This article was originally published during 2019’s Festival de Cannes. We are republishing the piece as the film releases into theaters.
Ever since becoming a big movie star a few years back, Adam Driver hasn’t had as many opportunities to demonstrate the comedy chops he showed off early in his career. Those are the kinds of trade-offs you make when you sign up for Star Wars, but still, thank heavens for Jim Jarmusch’s The Dead Don’t Die, which just kicked off this year’s Cannes Film Festival, for reminding us all of what a joy the actor can be when he leans fully into his laconic weirdo mode.
For an opening film, Jarmusch’s zombie comedy had something of a muted reception upon its premiere Tuesday night. It’s not hard to see why: It’s a screwy, meta romp so casual even the impending zombie apocalypse is greeted with nothing more than a half-hearted shrug. That kind of tone is not ideal for anything approaching stakes or satire, but the laid-back vibe works great for Driver — the film’s whole deal is a slow serve that lets him put as much English on his lines as possible.

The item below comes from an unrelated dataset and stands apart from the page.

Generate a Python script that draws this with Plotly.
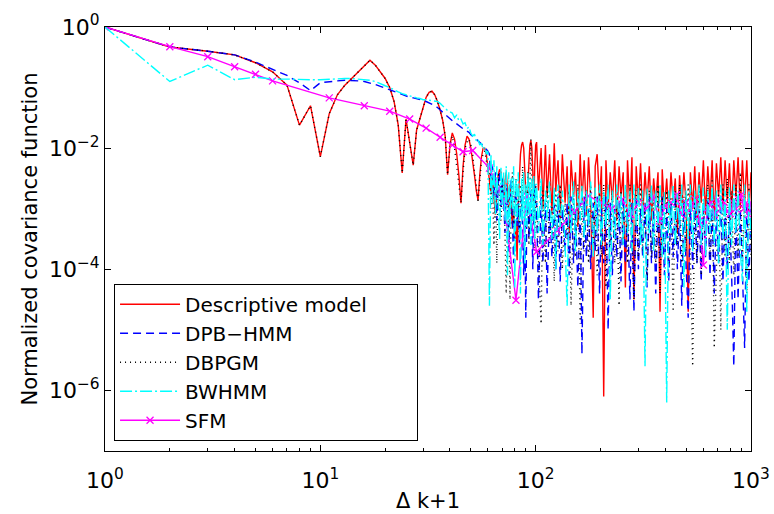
import plotly.graph_objects as go

# Lag axis (k+1): every integer up to 100, then a log-spaced subset up to 1000
lags_dense = list(range(1, 101))
lags_sparse = [
    101, 103, 106, 108, 111, 113, 116, 119, 122, 124,
    127, 130, 133, 137, 140, 143, 146, 150, 153, 157,
    161, 164, 168, 172, 176, 180, 185, 189, 193, 198,
    202, 207, 212, 217, 222, 227, 233, 238, 244, 249,
    255, 261, 267, 274, 280, 286, 293, 300, 307, 314,
    322, 329, 337, 345, 353, 361, 370, 378, 387, 396,
    406, 415, 425, 435, 445, 455, 466, 477, 488, 499,
    511, 523, 536, 548, 561, 574, 587, 601, 615, 630,
    645, 660, 675, 691, 707, 724, 741, 758, 776, 794,
    813, 832, 851, 871, 892, 912, 934, 956, 978, 1000,
]
lags = lags_dense + lags_sparse

# Normalized covariance, stored as log10 values (one row = 10 lags)
descriptive_log = [
    0.00, -0.33, -0.40, -0.46, -0.59, -0.74, -0.96, -1.62, -1.30, -2.14,
    -1.43, -1.12, -0.96, -0.85, -0.74, -0.64, -0.55, -0.63, -0.74, -0.85,
    -1.00, -1.23, -1.62, -2.41, -1.52, -1.90, -2.28, -1.70, -1.50, -1.32,
    -1.16, -1.08, -1.06, -1.12, -1.23, -1.37, -1.54, -1.80, -2.44, -1.95,
    -1.75, -1.85, -2.10, -2.45, -2.91, -2.30, -1.95, -1.80, -1.85, -2.00,
    -2.20, -2.45, -2.70, -2.86, -2.45, -2.15, -2.00, -2.00, -2.10, -2.30,
    -2.50, -2.75, -2.50, -2.90, -3.10, -2.70, -2.45, -2.35, -2.40, -2.60,
    -2.90, -2.55, -2.40, -2.70, -3.00, -2.60, -2.90, -3.30, -3.00, -3.50,
    -3.20, -3.85, -2.90, -2.40, -2.10, -1.95, -1.90, -2.00, -2.30, -2.75,
    -3.10, -2.60, -2.20, -1.95, -1.87, -2.00, -2.40, -2.90, -2.30, -1.95,
    -1.90, -2.70, -2.00, -3.00, -1.95, -2.80, -2.10, -3.10, -1.92, -2.70,
    -2.20, -3.20, -2.10, -2.90, -2.30, -3.40, -2.20, -2.80, -2.40, -3.30,
    -2.10, -2.90, -2.20, -3.10, -2.15, -2.80, -4.80, -2.30, -2.10, -2.90,
    -2.30, -6.10, -2.20, -3.00, -2.40, -2.90, -2.20, -3.20, -2.30, -2.80,
    -2.40, -4.30, -2.20, -3.00, -2.15, -4.50, -2.30, -2.90, -2.25, -3.10,
    -2.40, -2.90, -2.30, -3.20, -2.50, -2.90, -2.40, -4.70, -2.35, -3.00,
    -2.50, -3.10, -2.40, -2.90, -2.50, -3.40, -2.45, -3.00, -2.40, -2.90,
    -4.70, -2.40, -3.00, -2.30, -3.20, -2.40, -2.90, -2.20, -3.10, -2.30,
    -2.90, -2.20, -3.20, -2.25, -2.80, -2.15, -3.00, -2.20, -2.90, -2.25,
    -3.10, -2.20, -2.80, -2.15, -3.00, -2.20, -2.90, -2.20, -3.10, -2.40,
]

dpb_hmm_log = [
    0.00, -0.33, -0.40, -0.46, -0.58, -0.70, -0.80, -0.92, -1.05, -0.92,
    -0.90, -0.89, -0.88, -0.88, -0.89, -0.90, -0.92, -0.95, -0.98, -1.01,
    -1.04, -1.07, -1.10, -1.12, -1.14, -1.16, -1.17, -1.18, -1.19, -1.21,
    -1.23, -1.25, -1.27, -1.30, -1.33, -1.37, -1.41, -1.45, -1.49, -1.52,
    -1.55, -1.58, -1.60, -1.63, -1.66, -1.68, -1.70, -1.72, -1.74, -1.78,
    -1.80, -1.82, -1.85, -1.88, -1.90, -1.93, -1.96, -1.99, -2.02, -2.05,
    -2.10, -2.50, -2.30, -2.80, -2.40, -3.20, -2.60, -2.40, -3.00, -2.50,
    -2.80, -3.40, -2.60, -3.00, -3.70, -2.80, -2.50, -3.10, -3.90, -2.90,
    -2.70, -3.30, -2.90, -3.60, -3.00, -2.70, -3.40, -4.10, -3.20, -4.80,
    -3.00, -2.80, -3.50, -3.10, -2.70, -3.30, -4.00, -3.00, -2.60, -3.20,
    -2.90, -4.50, -2.80, -3.90, -2.90, -4.40, -3.00, -3.80, -2.90, -4.00,
    -2.80, -4.20, -3.00, -3.70, -2.90, -4.10, -2.80, -3.90, -3.00, -4.30,
    -2.90, -5.40, -2.80, -3.80, -3.00, -4.00, -2.90, -3.70, -2.80, -4.40,
    -3.00, -3.90, -2.80, -5.00, -2.90, -4.10, -3.00, -3.80, -2.90, -4.20,
    -2.80, -3.90, -3.00, -4.50, -2.90, -4.70, -2.80, -4.00, -3.00, -3.80,
    -2.90, -4.30, -2.80, -3.90, -3.00, -4.40, -2.90, -3.80, -2.80, -4.10,
    -3.00, -4.20, -2.90, -3.80, -2.80, -4.00, -3.00, -4.60, -2.90, -3.90,
    -4.80, -2.90, -4.00, -2.80, -3.90, -3.00, -4.20, -2.90, -3.80, -2.80,
    -4.10, -2.90, -4.40, -3.00, -3.90, -2.80, -4.20, -2.90, -4.00, -3.00,
    -4.10, -5.60, -2.90, -4.50, -3.00, -4.00, -5.30, -2.90, -4.20, -3.00,
]

# DBPGM follows the descriptive model over the first 40 lags
dbpgm_log = descriptive_log[:40] + [
    -1.80, -2.00, -2.30, -2.60, -2.90, -2.40, -2.00, -1.90, -1.85, -1.95,
    -2.10, -2.40, -2.60, -2.90, -2.50, -2.20, -2.10, -2.05, -2.20, -2.40,
    -2.30, -3.00, -2.50, -3.60, -2.60, -3.90, -2.40, -2.80, -3.20, -2.50,
    -2.60, -3.40, -4.40, -2.80, -3.00, -4.50, -2.70, -2.40, -3.30, -2.90,
    -2.50, -3.10, -2.70, -3.50, -2.60, -3.00, -2.30, -2.80, -3.30, -2.60,
    -2.90, -2.40, -3.60, -2.70, -1.85, -2.80, -3.20, -2.50, -3.70, -2.60,
    -2.80, -3.80, -4.90, -2.70, -3.90, -2.60, -3.60, -2.90, -4.20, -2.70,
    -3.70, -2.60, -4.00, -2.90, -3.50, -2.70, -4.60, -2.80, -3.80, -2.60,
    -4.90, -2.90, -3.70, -2.70, -3.90, -2.60, -3.60, -2.80, -4.10, -2.70,
    -3.80, -2.60, -4.30, -2.90, -3.60, -2.70, -3.90, -2.80, -4.60, -2.70,
    -3.60, -2.80, -3.90, -2.60, -3.70, -4.50, -2.70, -3.80, -2.60, -3.70,
    -2.90, -4.20, -2.70, -3.80, -2.80, -3.90, -2.60, -4.40, -2.80, -3.70,
    -2.70, -3.90, -2.80, -4.70, -2.70, -3.60, -2.60, -3.90, -2.80, -3.70,
    -2.60, -3.80, -5.60, -2.80, -3.90, -2.60, -4.10, -2.90, -3.70, -2.60,
    -3.80, -2.50, -5.30, -3.90, -2.70, -5.00, -2.60, -3.80, -2.50, -3.90,
    -2.70, -4.10, -2.60, -3.80, -2.40, -3.90, -2.80, -4.40, -2.60, -3.80,
]

bwhmm_log = [
    0.00, -0.90, -0.63, -0.87, -0.83, -0.86, -0.86, -0.87, -0.87, -0.87,
    -0.86, -0.85, -0.85, -0.85, -0.86, -0.87, -0.88, -0.90, -0.93, -0.97,
    -1.00, -1.04, -1.07, -1.10, -1.12, -1.14, -1.15, -1.17, -1.18, -1.20,
    -1.20, -1.21, -1.22, -1.22, -1.23, -1.26, -1.30, -1.35, -1.38, -1.40,
    -1.42, -1.50, -1.45, -1.55, -1.52, -1.60, -1.58, -1.68, -1.65, -1.75,
    -1.80, -1.77, -1.88, -1.85, -1.95, -1.92, -2.02, -1.98, -2.10, -2.05,
    -4.60, -2.10, -2.90, -2.20, -3.10, -2.30, -2.90, -3.50, -2.30, -3.00,
    -2.40, -3.20, -2.30, -4.10, -2.40, -3.30, -2.50, -3.00, -2.30, -4.30,
    -2.50, -3.20, -2.40, -3.00, -4.40, -2.50, -3.20, -2.40, -3.90, -2.60,
    -3.30, -2.40, -3.10, -2.50, -3.60, -2.50, -3.20, -2.45, -3.50, -2.60,
    -2.60, -3.40, -2.50, -3.60, -2.70, -3.20, -2.55, -3.50, -2.65, -4.00,
    -2.60, -3.30, -2.70, -3.60, -4.60, -2.60, -3.40, -2.55, -3.70, -2.70,
    -3.20, -2.60, -3.50, -2.70, -3.30, -2.55, -3.80, -2.65, -3.40, -2.60,
    -3.60, -2.70, -3.30, -2.60, -4.50, -2.70, -3.50, -2.60, -3.30, -2.75,
    -3.60, -2.60, -3.40, -2.70, -3.70, -2.60, -3.30, -2.65, -3.60, -2.70,
    -5.60, -2.65, -3.40, -2.60, -3.70, -2.70, -3.30, -2.60, -3.80, -2.70,
    -6.20, -2.70, -3.40, -2.60, -3.60, -2.75, -3.30, -2.60, -4.30, -2.70,
    -3.50, -2.60, -3.70, -2.70, -3.30, -2.60, -3.60, -2.65, -3.80, -2.70,
    -3.40, -2.60, -3.60, -2.70, -3.90, -2.60, -3.50, -2.70, -5.00, -2.65,
    -3.60, -2.60, -3.40, -2.70, -3.70, -4.20, -2.60, -4.70, -2.70, -3.50,
]

# SFM is evaluated on its own coarser lag grid
sfm_lags = [
    1, 2, 3, 4, 5, 6, 11, 16, 21, 26, 31, 36, 41, 46, 51, 61, 71, 81, 91, 101,
    126, 151, 176, 201, 226, 251, 276, 301, 326, 351, 376, 401, 426, 451, 476,
    501, 526, 551, 576, 601, 626, 651, 676, 701, 726, 751, 776, 801, 826, 851,
    876, 901, 926, 951, 976, 1000,
]
sfm_log = [
    0.00, -0.325, -0.49, -0.655, -0.78, -0.89, -1.17, -1.30, -1.39, -1.52,
    -1.67, -1.82, -1.95, -2.06, -2.04, -2.33, -2.86, -4.51, -2.79, -3.71,
    -3.36, -3.05, -2.79, -2.90, -3.00, -2.85, -3.10, -2.90, -3.00, -2.80,
    -3.20, -2.95, -2.90, -2.77, -3.10, -2.90, -3.00, -2.85, -3.20, -3.93,
    -3.00, -2.90, -3.10, -2.85, -3.00, -2.90, -3.05, -3.08, -2.90, -3.00,
    -2.85, -2.77, -3.00, -2.90, -3.10, -2.90,
]

for series in (descriptive_log, dpb_hmm_log, dbpgm_log, bwhmm_log):
    assert len(series) == len(lags), len(series)
assert len(sfm_log) == len(sfm_lags)


def from_log(values):
    return [10.0 ** v for v in values]


FONT = "DejaVu Sans"
LW = 1.4

fig = go.Figure()
fig.add_trace(go.Scatter(
    x=lags, y=from_log(descriptive_log), mode="lines",
    name="Descriptive model" + "\u00a0" * 7, legendrank=1,
    line=dict(color="#FF0000", width=LW),
))
fig.add_trace(go.Scatter(
    x=lags, y=from_log(dpb_hmm_log), mode="lines", name="DPB\u2212HMM",
    legendrank=2, line=dict(color="#0000FF", width=LW, dash="8px,5px"),
))
fig.add_trace(go.Scatter(
    x=lags, y=from_log(dbpgm_log), mode="lines", name="DBPGM", legendrank=3,
    line=dict(color="#000000", width=LW, dash="1px,4px"),
))
fig.add_trace(go.Scatter(
    x=sfm_lags, y=from_log(sfm_log), mode="lines+markers", name="SFM",
    legendrank=5, line=dict(color="#FF00FF", width=LW),
    marker=dict(symbol="x-thin", size=7, color="#FF00FF",
                line=dict(width=1.3, color="#FF00FF")),
))
fig.add_trace(go.Scatter(
    x=lags, y=from_log(bwhmm_log), mode="lines", name="BWHMM", legendrank=4,
    line=dict(color="#00FFFF", width=LW, dash="12px,3px,2px,3px"),
))

x_major = [1, 10, 100, 1000]
x_minor = [m * d for d in (1, 10, 100) for m in range(2, 10)]
y_major = [1, 1e-2, 1e-4, 1e-6]

fig.update_xaxes(
    type="log", range=[0, 3],
    tickmode="array", tickvals=x_major,
    ticktext=["10<sup>0</sup>", "10<sup>1</sup>", "10<sup>2</sup>", "10<sup>3</sup>"],
    ticks="inside", ticklen=6, tickcolor="black",
    ticklabelposition="outside", ticklabelstandoff=10,
    minor=dict(tickmode="array", tickvals=x_minor, ticks="inside", ticklen=3,
               tickcolor="black"),
    showline=True, linecolor="black", linewidth=1, mirror="ticks",
    showgrid=False, zeroline=False, automargin=False,
    tickfont=dict(family=FONT, size=22, color="black"),
    title=dict(text="\u0394 k+1", font=dict(family=FONT, size=21, color="black"),
               standoff=0),
)
fig.update_yaxes(
    type="log", range=[-7, 0],
    tickmode="array", tickvals=y_major,
    ticktext=["10<sup>0</sup>", "10<sup>\u22122</sup>", "10<sup>\u22124</sup>",
              "10<sup>\u22126</sup>"],
    ticks="inside", ticklen=6, tickcolor="black",
    showline=True, linecolor="black", linewidth=1, mirror="ticks",
    showgrid=False, zeroline=False, automargin=False,
    tickfont=dict(family=FONT, size=22, color="black"),
    title=dict(text="Normalized covariance function",
               font=dict(family=FONT, size=21, color="black"), standoff=5),
)

fig.update_layout(
    width=774, height=514,
    margin=dict(l=105, r=23, t=27, b=63),
    paper_bgcolor="white", plot_bgcolor="white",
    showlegend=True,
    legend=dict(
        x=0.014, y=0.024, xanchor="left", yanchor="bottom",
        bgcolor="white", bordercolor="black", borderwidth=1,
        font=dict(family=FONT, size=20, color="black"),
        itemwidth=60, tracegroupgap=0, traceorder="normal",
    ),
)

fig.write_html("out.html")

And what English it is! As one of a pair of cops in small-town Pennsylvania fighting back the undead hordes, Driver already had a minor moment when the internet cottoned on to the way he said the word ghouls in the film’s trailer, summoning every bit of his Julliard training to pronounce the word with equal parts intensity and absurdity. I’m here to tell you, the full film has plenty more where that came from. Did you know you needed the experience of hearing Adam Driver saying the phrase “coroner from Latrobe” in your life? Probably not, but you’ll be glad you did.
Alongside the aforementioned ghouls, here are some more common words Driver manages to invest with previously unseen levels of silliness: yuck, bad news, decapitate, and reanimated. He also announces, apropos of very little, that he has “an affinity for Mexicans,” with a stentorian tone that somehow brings to mind the glory days of Mitt Romney.
Jarmusch clearly knows what he’s got in Driver, and he has a lot of fun with the actor’s physical frame, jamming him into a tiny Smartcar for no reason I can think of except that it looks incredibly goofy. He made it a convertible, too, just so we can get an even closer look at how ridiculous the hulking actor looks tooling around rural Pennsylvania in a tiny car. (Or maybe because Driver simply wouldn’t fit in it otherwise.)
There’s a lot going on in The Dead Don’t Die, and ultimately, in a film that includes not only zombies but also aliens, samurai swords, fracking jokes, Tom Waits as a backwoodsman, and numerous breakings of the fourth wall, Driver serves as a crucial grounding force. He’s responsible for most of Jarmusch’s zanier meta touches, but thanks to his deadpan delivery, they land more than they don’t. When Driver’s character reminds Bill Murray that the song they’re listening to is the theme song of the movie they’re in, he’s not doing it with a nod or a wink; he’s simply stating a fact because it’s true. Just like it’s true they’re not dealing with wild animals, or even multiple animals, but “full-on, flesh-eating zombie shit.” Or, as Driver puts it in a moment that still brings the house down even after everyone knows it’s coming, “ghouls.”